Go through the data and copy every line exactly, but not the images.
──────── Provided data
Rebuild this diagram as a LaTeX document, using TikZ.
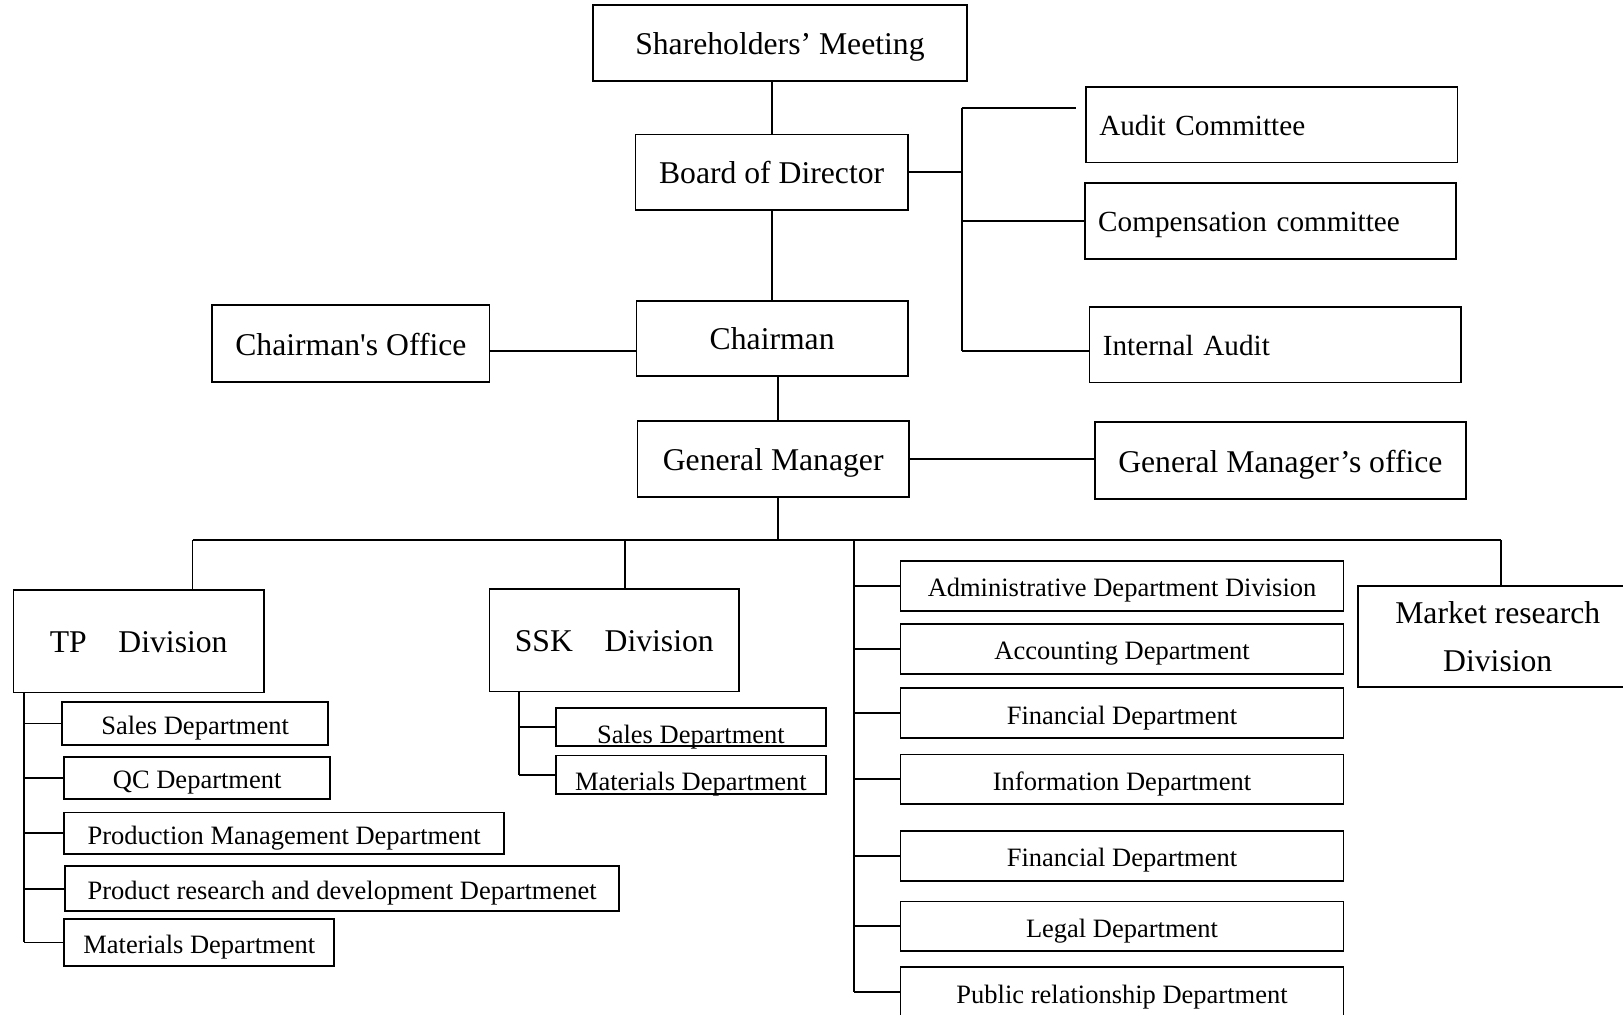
\documentclass[tikz,border=0pt]{standalone}
\usepackage{fontspec}
\setmainfont{Liberation Serif}
\usetikzlibrary{positioning}

\begin{document}
\begin{tikzpicture}[x=0.5pt,y=-0.5pt,line width=0.9pt,
		box/.style={draw,line width=0.85pt,inner sep=0pt,align=center},
		big/.style={box,font=\fontsize{15.3}{23}\selectfont,text height=12.5pt,text depth=1.5pt},
		comm/.style={box,font=\fontsize{14.1}{17}\selectfont,minimum height=36.5pt,
			text width=166.5pt,inner xsep=6.5pt,align=left,text height=11.5pt,text depth=1.5pt},
		dept/.style={box,font=\fontsize{12.8}{15}\selectfont,text height=11pt,text depth=0.5pt},
		middept/.style={dept,minimum width=214pt,minimum height=24pt},
		sskdept/.style={dept,minimum width=130.5pt,minimum height=18.5pt,text height=17pt,text depth=1.5pt}]
		
		\useasboundingbox (0,0) rectangle (1568,980);
		\clip (0,0) rectangle (1568,980);
		
		%---------------- Top ----------------%
		
		\node[big,minimum width=180.5pt,minimum height=36.5pt] (share) at (753.5,41.5)
		{Shareholders’ Meeting};
		
		\node[big,minimum width=131.5pt,minimum height=36.5pt] (board) at (745.5,166.5)
		{Board of Director};
		
		\node[big,minimum width=131pt,minimum height=36pt] (chair) at (746,327)
		{Chairman};
		
		\node[big,minimum width=134pt,minimum height=37pt] (coff) at (339,332)
		{Chairman\textquotesingle s Office};
		
		\node[big,minimum width=131pt,minimum height=36.5pt] (gm) at (747,443.5)
		{General Manager};
		
		\node[big,minimum width=179pt,minimum height=37pt] (gmo) at (1237,445)
		{General Manager’s office};
		
		\node[comm] (aud) at (1228.5,120.5) {Audit Committee};
		\node[comm] (comp) at (1227.5,213.5) {Compensation committee};
		\node[comm] (ia) at (1232,333) {Internal Audit};
		
		\coordinate (cbtop) at (929,104);
		\coordinate (cbbot) at (929,339);
		\coordinate (audend) at (1040,104);
		
		\draw (board.north) -- (board.north |- share.south);
		\draw (board.south) -- (board.south |- chair.north);
		\draw (cbtop) -- (cbbot);
		\draw (board.east) -- (board.east -| cbtop);
		\draw (cbtop) -- (audend);
		\draw (comp.west) -- (comp.west -| cbtop);
		\draw (cbbot) -- (cbbot -| ia.west);
		\draw ([yshift=-3.5pt]coff.east) coordinate (coffr) -- (coffr -| chair.west);
		\coordinate (cgtop) at ([xshift=3pt]chair.south);
		\draw (cgtop) -- (cgtop |- gm.north);
		\draw (gm.east) -- (gm.east -| gmo.west);
		
		%---------------- Divisions ----------------%
		
		\node[big,minimum width=121pt,minimum height=49.5pt] (tp) at (134,619.5)
		{TP\quad Division};
		
		\node[big,minimum width=120.5pt,minimum height=49.5pt] (ssk) at (593.5,618.5)
		{SSK\quad Division};
		
		\node[box,font=\fontsize{15.3}{23}\selectfont,minimum width=135pt,minimum height=49pt] (mkt) at (1447,615)
		{Market research\\Division};
		
		\coordinate (mbl) at (186,522);
		\coordinate (mbr) at (1450,522);
		\coordinate (sskd) at (604,522);
		\coordinate (midb) at (825,522);
		
		\draw (mbl) -- (mbr);
		\draw (cgtop |- gm.south) -- (cgtop |- mbl);
		\draw (mbl) -- (mbl |- tp.north);
		\draw (sskd) -- (sskd |- ssk.north);
		\draw (mbr) -- (mbr |- mkt.north);
		
		%---------------- TP departments ----------------%
		
		\node[dept,minimum width=128.5pt,minimum height=21pt] (tps1) at (188.5,699) {Sales Department};
		\node[dept,minimum width=128.5pt,minimum height=20.5pt] (tps2) at (190.5,751.5) {QC Department};
		\node[dept,minimum width=212.5pt,minimum height=20pt] (tps3) at (274.5,805) {Production Management Department};
		\node[dept,minimum width=267.5pt,minimum height=21.5pt] (tps4) at (330.5,858.5) {Product research and development Departmenet};
		\node[dept,minimum width=130.5pt,minimum height=22.5pt] (tps5) at (192.5,910.5) {Materials Department};
		
		\coordinate (tpv) at (23,669);
		\draw (tpv) -- (tpv |- tps5.west);
		\draw (tps1.west) -- (tps1.west -| tpv);
		\draw (tps2.west) -- (tps2.west -| tpv);
		\draw (tps3.west) -- (tps3.west -| tpv);
		\draw (tps4.west) -- (tps4.west -| tpv);
		\draw (tps5.west) -- (tps5.west -| tpv);
		
		%---------------- SSK departments ----------------%
		
		\node[sskdept] (ssks1) at (667.5,702.5) {Sales Department};
		\node[sskdept] (ssks2) at (667.5,748.5) {Materials Department};
		
		\coordinate (sskv) at (501,668);
		\draw (sskv) -- (sskv |- ssks2.west);
		\draw (ssks1.west) -- (ssks1.west -| sskv);
		\draw (ssks2.west) -- (ssks2.west -| sskv);
		
		%---------------- Staff departments ----------------%
		
		\node[middept] (m1) at (1084,566) {Administrative Department Division};
		\node[middept] (m2) at (1084,627) {Accounting Department};
		\node[middept] (m3) at (1084,689) {Financial Department};
		\node[middept] (m4) at (1084,753) {Information Department};
		\node[middept] (m5) at (1084,827) {Financial Department};
		\node[middept] (m6) at (1084,895) {Legal Department};
		\node[middept] (m7) at (1084,958.5) {Public relationship Department};
		
		\draw (midb) -- (midb |- m7.west);
		\draw (m1.west) -- (m1.west -| midb);
		\draw (m2.west) -- (m2.west -| midb);
		\draw (m3.west) -- (m3.west -| midb);
		\draw (m4.west) -- (m4.west -| midb);
		\draw (m5.west) -- (m5.west -| midb);
		\draw (m6.west) -- (m6.west -| midb);
		\draw (m7.west) -- (m7.west -| midb);
		
	\end{tikzpicture}
\end{document}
────────────────
--- Exercise response ---
Rebuild this diagram as a LaTeX document, using TikZ.
\documentclass[tikz,border=0pt]{standalone}
\usepackage{fontspec}
\setmainfont{Liberation Serif}
\usetikzlibrary{positioning}

\begin{document}
\begin{tikzpicture}[x=0.5pt,y=-0.5pt,line width=0.9pt,
		box/.style={draw,line width=0.85pt,inner sep=0pt,align=center},
		big/.style={box,font=\fontsize{15.3}{23}\selectfont,text height=12.5pt,text depth=1.5pt},
		comm/.style={box,font=\fontsize{14.1}{17}\selectfont,minimum height=36.5pt,
			text width=166.5pt,inner xsep=6.5pt,align=left,text height=11.5pt,text depth=1.5pt},
		dept/.style={box,font=\fontsize{12.8}{15}\selectfont,text height=11pt,text depth=0.5pt},
		middept/.style={dept,minimum width=214pt,minimum height=24pt},
		sskdept/.style={dept,minimum width=130.5pt,minimum height=18.5pt,text height=17pt,text depth=1.5pt}]
		
		\useasboundingbox (0,0) rectangle (1568,980);
		\clip (0,0) rectangle (1568,980);
		
		%---------------- Top ----------------%
		
		\node[big,minimum width=180.5pt,minimum height=36.5pt] (share) at (753.5,41.5)
		{Shareholders’ Meeting};
		
		\node[big,minimum width=131.5pt,minimum height=36.5pt] (board) at (745.5,166.5)
		{Board of Director};
		
		\node[big,minimum width=131pt,minimum height=36pt] (chair) at (746,327)
		{Chairman};
		
		\node[big,minimum width=134pt,minimum height=37pt] (coff) at (339,332)
		{Chairman\textquotesingle s Office};
		
		\node[big,minimum width=131pt,minimum height=36.5pt] (gm) at (747,443.5)
		{General Manager};
		
		\node[big,minimum width=179pt,minimum height=37pt] (gmo) at (1237,445)
		{General Manager’s office};
		
		\node[comm] (aud) at (1228.5,120.5) {Audit Committee};
		\node[comm] (comp) at (1227.5,213.5) {Compensation committee};
		\node[comm] (ia) at (1232,333) {Internal Audit};
		
		\coordinate (cbtop) at (929,104);
		\coordinate (cbbot) at (929,339);
		\coordinate (audend) at (1040,104);
		
		\draw (board.north) -- (board.north |- share.south);
		\draw (board.south) -- (board.south |- chair.north);
		\draw (cbtop) -- (cbbot);
		\draw (board.east) -- (board.east -| cbtop);
		\draw (cbtop) -- (audend);
		\draw (comp.west) -- (comp.west -| cbtop);
		\draw (cbbot) -- (cbbot -| ia.west);
		\draw ([yshift=-3.5pt]coff.east) coordinate (coffr) -- (coffr -| chair.west);
		\coordinate (cgtop) at ([xshift=3pt]chair.south);
		\draw (cgtop) -- (cgtop |- gm.north);
		\draw (gm.east) -- (gm.east -| gmo.west);
		
		%---------------- Divisions ----------------%
		
		\node[big,minimum width=121pt,minimum height=49.5pt] (tp) at (134,619.5)
		{TP\quad Division};
		
		\node[big,minimum width=120.5pt,minimum height=49.5pt] (ssk) at (593.5,618.5)
		{SSK\quad Division};
		
		\node[box,font=\fontsize{15.3}{23}\selectfont,minimum width=135pt,minimum height=49pt] (mkt) at (1447,615)
		{Market research\\Division};
		
		\coordinate (mbl) at (186,522);
		\coordinate (mbr) at (1450,522);
		\coordinate (sskd) at (604,522);
		\coordinate (midb) at (825,522);
		
		\draw (mbl) -- (mbr);
		\draw (cgtop |- gm.south) -- (cgtop |- mbl);
		\draw (mbl) -- (mbl |- tp.north);
		\draw (sskd) -- (sskd |- ssk.north);
		\draw (mbr) -- (mbr |- mkt.north);
		
		%---------------- TP departments ----------------%
		
		\node[dept,minimum width=128.5pt,minimum height=21pt] (tps1) at (188.5,699) {Sales Department};
		\node[dept,minimum width=128.5pt,minimum height=20.5pt] (tps2) at (190.5,751.5) {QC Department};
		\node[dept,minimum width=212.5pt,minimum height=20pt] (tps3) at (274.5,805) {Production Management Department};
		\node[dept,minimum width=267.5pt,minimum height=21.5pt] (tps4) at (330.5,858.5) {Product research and development Departmenet};
		\node[dept,minimum width=130.5pt,minimum height=22.5pt] (tps5) at (192.5,910.5) {Materials Department};
		
		\coordinate (tpv) at (23,669);
		\draw (tpv) -- (tpv |- tps5.west);
		\draw (tps1.west) -- (tps1.west -| tpv);
		\draw (tps2.west) -- (tps2.west -| tpv);
		\draw (tps3.west) -- (tps3.west -| tpv);
		\draw (tps4.west) -- (tps4.west -| tpv);
		\draw (tps5.west) -- (tps5.west -| tpv);
		
		%---------------- SSK departments ----------------%
		
		\node[sskdept] (ssks1) at (667.5,702.5) {Sales Department};
		\node[sskdept] (ssks2) at (667.5,748.5) {Materials Department};
		
		\coordinate (sskv) at (501,668);
		\draw (sskv) -- (sskv |- ssks2.west);
		\draw (ssks1.west) -- (ssks1.west -| sskv);
		\draw (ssks2.west) -- (ssks2.west -| sskv);
		
		%---------------- Staff departments ----------------%
		
		\node[middept] (m1) at (1084,566) {Administrative Department Division};
		\node[middept] (m2) at (1084,627) {Accounting Department};
		\node[middept] (m3) at (1084,689) {Financial Department};
		\node[middept] (m4) at (1084,753) {Information Department};
		\node[middept] (m5) at (1084,827) {Financial Department};
		\node[middept] (m6) at (1084,895) {Legal Department};
		\node[middept] (m7) at (1084,958.5) {Public relationship Department};
		
		\draw (midb) -- (midb |- m7.west);
		\draw (m1.west) -- (m1.west -| midb);
		\draw (m2.west) -- (m2.west -| midb);
		\draw (m3.west) -- (m3.west -| midb);
		\draw (m4.west) -- (m4.west -| midb);
		\draw (m5.west) -- (m5.west -| midb);
		\draw (m6.west) -- (m6.west -| midb);
		\draw (m7.west) -- (m7.west -| midb);
		
	\end{tikzpicture}
\end{document}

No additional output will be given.